Alec Soth
[Photographer, b. 1969, Minneapolis, Minnesota, lives in Saint Paul, Minnesota.]

 I’ve never been comfortable photographing people I know, myself included. I guess I prefer the mystery of strangers. 

Juergen Teller
[Photographer, b. 1964, Erlangen, Germany, lives in London.]

 Everything in a wide sense is a kind of a self-portrait. It’s just the way you see things and you’re curious about certain things and just excited about them. 

Ulay (Frank Uwe Laysiepen)
[Performance artist, b. 1943, Solingen, Germany, lives in Amsterdam.]

 Being a Polaroid photographer I started to use myself as a model or an object for identity investigation. As I had no background information on my family and relatives, at one stage I just wanted to know who I actually am. 

Lucas Samaras
[Artist, b. 1936, Kastoria, Greece, lives in New York.]

 ...I started photographing myself, and found that I could see portions of myself that I had never seen before.
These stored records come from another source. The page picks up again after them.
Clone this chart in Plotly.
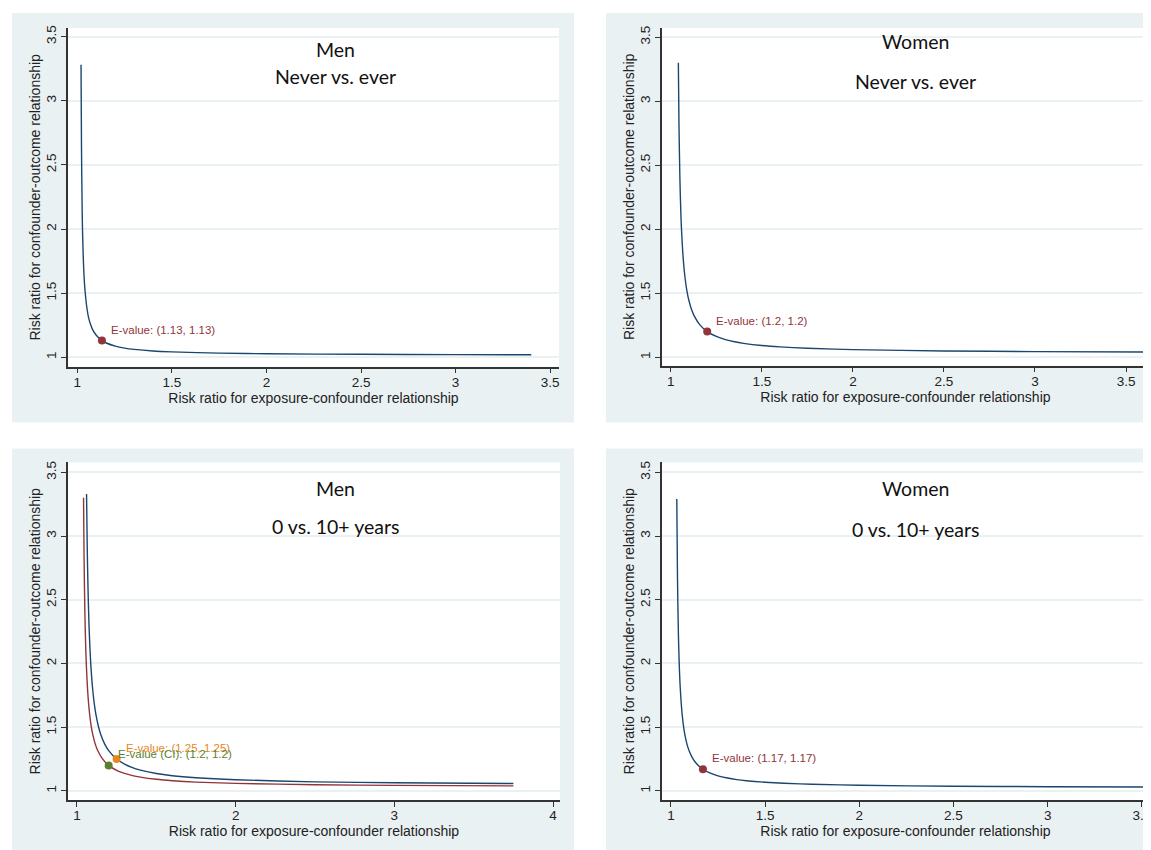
import plotly.graph_objects as go

# page is 1151x850; the HTML body adds an 8px margin, so the figure is sized to fit inside
OFF = 8
W, H = 1151 - OFF, 850 - OFF

# ---------------- data ----------------
# Panel 1: Men, never vs. ever
p1_x = [1.0195, 1.022, 1.025, 1.027, 1.03, 1.035, 1.04, 1.05, 1.06, 1.07, 1.08, 1.10, 1.13, 1.15, 1.2, 1.25, 1.3, 1.4, 1.5, 1.75, 2.0, 2.5, 3.0, 3.4]
p1_y = [3.28, 2.62, 2.20, 2.013, 1.84, 1.643, 1.53, 1.39, 1.305, 1.256, 1.2175, 1.172, 1.131, 1.113, 1.087, 1.071, 1.061, 1.0486, 1.042, 1.032, 1.027, 1.023, 1.020, 1.019]
p1_pt = (1.13, 1.13)
p1_lbl = "E-value: (1.13, 1.13)"

# Panel 2: Women, never vs. ever
p2_x = [1.0416, 1.045, 1.05, 1.055, 1.06, 1.07, 1.08, 1.09, 1.10, 1.115, 1.13, 1.16, 1.2, 1.25, 1.3, 1.35, 1.4, 1.5, 1.6, 1.75, 2.0, 2.5, 3.0, 3.6]
p2_y = [3.30, 2.82, 2.40, 2.140, 1.966, 1.739, 1.601, 1.507, 1.441, 1.3686, 1.319, 1.2525, 1.200, 1.1615, 1.137, 1.120, 1.108, 1.091, 1.080, 1.069, 1.059, 1.0486, 1.0435, 1.040]
p2_pt = (1.2, 1.2)
p2_lbl = "E-value: (1.2, 1.2)"

# Panel 3: Men, 0 vs. 10+ years (estimate curve and CI curve)
p3_est_x = [1.0606, 1.065, 1.07, 1.075, 1.08, 1.085, 1.09, 1.10, 1.11, 1.12, 1.135, 1.15, 1.175, 1.2, 1.25, 1.3, 1.35, 1.4, 1.5, 1.6, 1.75, 2.0, 2.5, 3.0, 3.75]
p3_est_y = [3.33, 2.90, 2.574, 2.344, 2.174, 2.043, 1.940, 1.786, 1.677, 1.596, 1.507, 1.442, 1.367, 1.316, 1.250, 1.210, 1.182, 1.163, 1.136, 1.119, 1.103, 1.087, 1.071, 1.064, 1.058]
p3_ci_x = [1.0416, 1.045, 1.05, 1.055, 1.06, 1.07, 1.08, 1.09, 1.10, 1.115, 1.13, 1.16, 1.2, 1.25, 1.3, 1.35, 1.4, 1.5, 1.6, 1.75, 2.0, 2.5, 3.0, 3.75]
p3_ci_y = [3.30, 2.82, 2.40, 2.140, 1.966, 1.739, 1.601, 1.507, 1.441, 1.3686, 1.319, 1.2525, 1.200, 1.1615, 1.137, 1.120, 1.108, 1.091, 1.080, 1.069, 1.059, 1.0486, 1.0435, 1.039]
p3_est_pt = (1.25, 1.25)
p3_ci_pt = (1.2, 1.2)
p3_est_lbl = "E-value: (1.25, 1.25)"
p3_ci_lbl = "E-value (CI): (1.2, 1.2)"

# Panel 4: Women, 0 vs. 10+ years
p4_x = [1.0313, 1.035, 1.04, 1.045, 1.05, 1.06, 1.07, 1.08, 1.09, 1.10, 1.115, 1.13, 1.15, 1.17, 1.2, 1.25, 1.3, 1.35, 1.4, 1.5, 1.6, 1.75, 2.0, 2.5, 3.0, 3.515]
p4_y = [3.29, 2.668, 2.221, 1.962, 1.799, 1.596, 1.4766, 1.399, 1.3436, 1.303, 1.2574, 1.225, 1.1931, 1.170, 1.145, 1.118, 1.101, 1.0887, 1.080, 1.068, 1.0597, 1.052, 1.044, 1.0365, 1.0328, 1.0304]
p4_pt = (1.17, 1.17)
p4_lbl = "E-value: (1.17, 1.17)"

titles = [("Men", "Never vs. ever"), ("Women", "Never vs. ever"),
          ("Men", "0 vs. 10+ years"), ("Women", "0 vs. 10+ years")]

yticks = [1, 1.5, 2, 2.5, 3, 3.5]
xticks_a = [1, 1.5, 2, 2.5, 3, 3.5]
xticks_b = [1, 2, 3, 4]

# ---------------- styling ----------------
NAVY = "#1A476F"
MAROON = "#90353B"
ORANGE = "#E8871E"
GREEN = "#5B7F2B"
BG = "#EAF1F3"
GRID = "#EAF1F3"
AX = "#333333"
FONT = "Liberation Sans, Arial, sans-serif"
TFONT = "Lato, Open Sans, sans-serif"

def px(x):
    return (x - OFF) / W

def py(y):
    return 1 - (y - OFF) / H

# panel geometry in page pixels: (bg box), (plot box), xrange, yrange
panels = [
    dict(bg=(12, 10, 575, 421), plot=(68, 25, 560, 365), xr=[0.95, 3.547], yr=[0.926, 3.568], xt=xticks_a, tx=336, ty=(46.5, 74)),
    dict(bg=(607, 10, 1160, 421), plot=(663, 25, 1151, 364), xr=[0.951, 3.626], yr=[0.933, 3.572], xt=xticks_a, tx=917, ty=(39, 79)),
    dict(bg=(12, 447, 575, 860), plot=(68, 461, 561, 800), xr=[0.943, 4.044], yr=[0.927, 3.578], xt=xticks_b, tx=336, ty=(487, 525)),
    dict(bg=(607, 447, 1160, 860), plot=(663, 461, 1151, 800), xr=[0.952, 3.538], yr=[0.927, 3.578], xt=xticks_a, tx=917, ty=(487, 528)),
]

fig = go.Figure()

def line(x, y, color, ax):
    fig.add_trace(go.Scatter(x=x, y=y, mode="lines",
                             line=dict(color=color, width=1.4, shape="spline", smoothing=0.8),
                             xaxis="x" + ax, yaxis="y" + ax, showlegend=False, hoverinfo="skip"))

def point(pt, color, ax):
    fig.add_trace(go.Scatter(x=[pt[0]], y=[pt[1]], mode="markers", marker=dict(color=color, size=8),
                             xaxis="x" + ax, yaxis="y" + ax, showlegend=False))

def label(pt, text, color, ax):
    fig.add_annotation(x=pt[0], y=pt[1], xref="x" + ax, yref="y" + ax, text=text, showarrow=False,
                       xanchor="left", yanchor="middle", xshift=7, yshift=11,
                       font=dict(family=FONT, size=11.5, color=color))

line(p1_x, p1_y, NAVY, "")
point(p1_pt, MAROON, "")
label(p1_pt, p1_lbl, MAROON, "")

line(p2_x, p2_y, NAVY, "2")
point(p2_pt, MAROON, "2")
label(p2_pt, p2_lbl, MAROON, "2")

line(p3_est_x, p3_est_y, NAVY, "3")
line(p3_ci_x, p3_ci_y, MAROON, "3")
point(p3_est_pt, ORANGE, "3")
point(p3_ci_pt, GREEN, "3")
label(p3_est_pt, p3_est_lbl, ORANGE, "3")
label(p3_ci_pt, p3_ci_lbl, GREEN, "3")

line(p4_x, p4_y, NAVY, "4")
point(p4_pt, MAROON, "4")
label(p4_pt, p4_lbl, MAROON, "4")

shapes = []
layout_axes = {}
for i, p in enumerate(panels):
    x0, y0, x1, y1 = p["bg"]
    shapes.append(dict(type="rect", xref="paper", yref="paper", x0=px(x0), x1=px(x1), y0=py(y1), y1=py(y0),
                       fillcolor=BG, line=dict(width=0), layer="below"))
    a0, b0, a1, b1 = p["plot"]
    shapes.append(dict(type="rect", xref="paper", yref="paper", x0=px(a0), x1=px(a1), y0=py(b1), y1=py(b0),
                       fillcolor="white", line=dict(width=0), layer="below"))
    sfx = "" if i == 0 else str(i + 1)
    layout_axes["xaxis" + sfx] = dict(
        domain=[px(a0), min(1.0, px(a1))], anchor="y" + sfx, range=p["xr"], tickvals=p["xt"],
        ticktext=[f"{v:g}" for v in p["xt"]], showgrid=False, zeroline=False,
        showline=True, linecolor=AX, linewidth=1.5, ticks="outside", ticklen=5, tickcolor=AX, tickwidth=1.2,
        ticklabeloverflow="allow", ticklabelstandoff=-3,
        tickfont=dict(family=FONT, size=13.5, color="#222"),
        title=dict(text="Risk ratio for exposure-confounder relationship", standoff=0,
                   font=dict(family=FONT, size=14, color="#222")))
    layout_axes["yaxis" + sfx] = dict(
        domain=[py(b1), py(b0)], anchor="x" + sfx, range=p["yr"], tickvals=yticks,
        ticktext=[f"{v:g}" for v in yticks], tickangle=-90, showgrid=True, gridcolor=GRID, gridwidth=1.5,
        zeroline=False, showline=True, linecolor=AX, linewidth=1.5, ticks="outside", ticklen=5,
        tickcolor=AX, tickwidth=1.2, tickfont=dict(family=FONT, size=13.5, color="#222"),
        title=dict(text="Risk ratio for confounder-outcome relationship", standoff=0,
                   font=dict(family=FONT, size=14, color="#222")))
    t1, t2 = titles[i]
    fig.add_annotation(x=px(p["tx"]), y=py(p["ty"][0]), xref="paper", yref="paper", text=t1, showarrow=False,
                       xanchor="center", yanchor="middle", font=dict(family=TFONT, size=19.5, color="#111"))
    fig.add_annotation(x=px(p["tx"]), y=py(p["ty"][1]), xref="paper", yref="paper", text=t2, showarrow=False,
                       xanchor="center", yanchor="middle", font=dict(family=TFONT, size=19.5, color="#111"))

fig.update_layout(width=W, height=H, margin=dict(l=0, r=0, t=0, b=0), paper_bgcolor="white",
                  plot_bgcolor="white", shapes=shapes, showlegend=False, **layout_axes)

fig.write_html("out.html")
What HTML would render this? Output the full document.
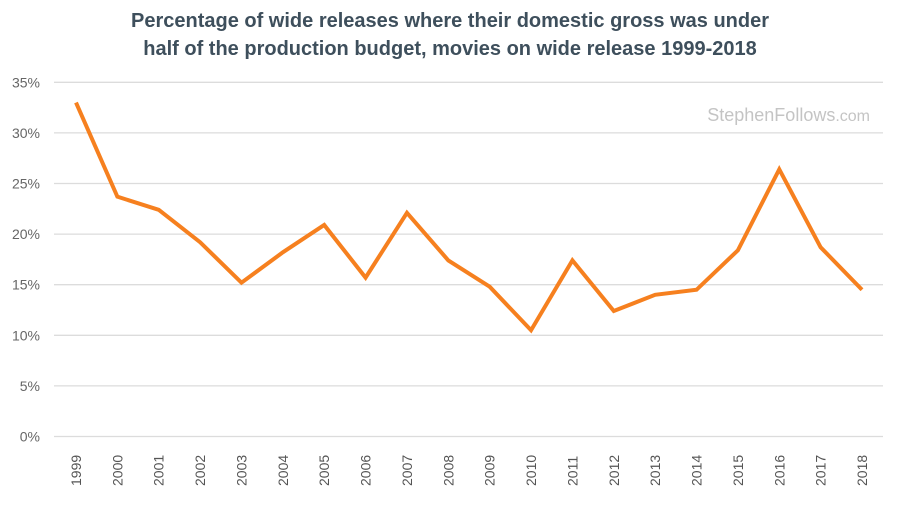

Since I face just my face in the mirror, I know pretty much what it’s like. When I see a side-view I’m not used to it, and find it peculiar... So, photographing myself and discovering unknown territories of my surface self causes an interesting psychological confrontation. 

Philip K. Dick
[Writer, b. 1928, Chicago, Illinois, d. 1982, Santa Ana, California.]

 When do I see a photograph, when a reflection? 

Eleanor Antin
[Artist, b. 1935, New York, lives in San Diego, California.]

 Why should I be limited by my own biography? 

Lucas Samaras
[Artist, b. 1936, Kastoria, Greece, lives in New York.]

 At any rate, when I began photographing myself, I could place myself in poses that had not been investigated by other artists. It was an area other artists hadn't touched. Then, I went on from there. I manipulated my image—distorting it, brutalizing it. People thought I was mad, but I felt I had to tell these things. It gave me a kind of excitement. 

Hippolyte Bayard
[Photographer, b. 1801, Breteuil-sur-Noye, France, d. 1887, Nemours, France.]

 The corpse which you see here is that of M. Bayard, inventor of the process that has just been shown to you. As far as I know this indefatigable experimenter has been occupied for about three years with his discovery. The Government, which has been only too generous to Monsieur Daguerre, has said it can do nothing for Monsieur Bayard, and the poor wretch has drowned himself. Oh the vagaries of human life...! (1840, written on his self-portrait as a drowned man made after he was beaten to the announcement of the discovery of photography by Louis-Jacques Mandé Daguerre.)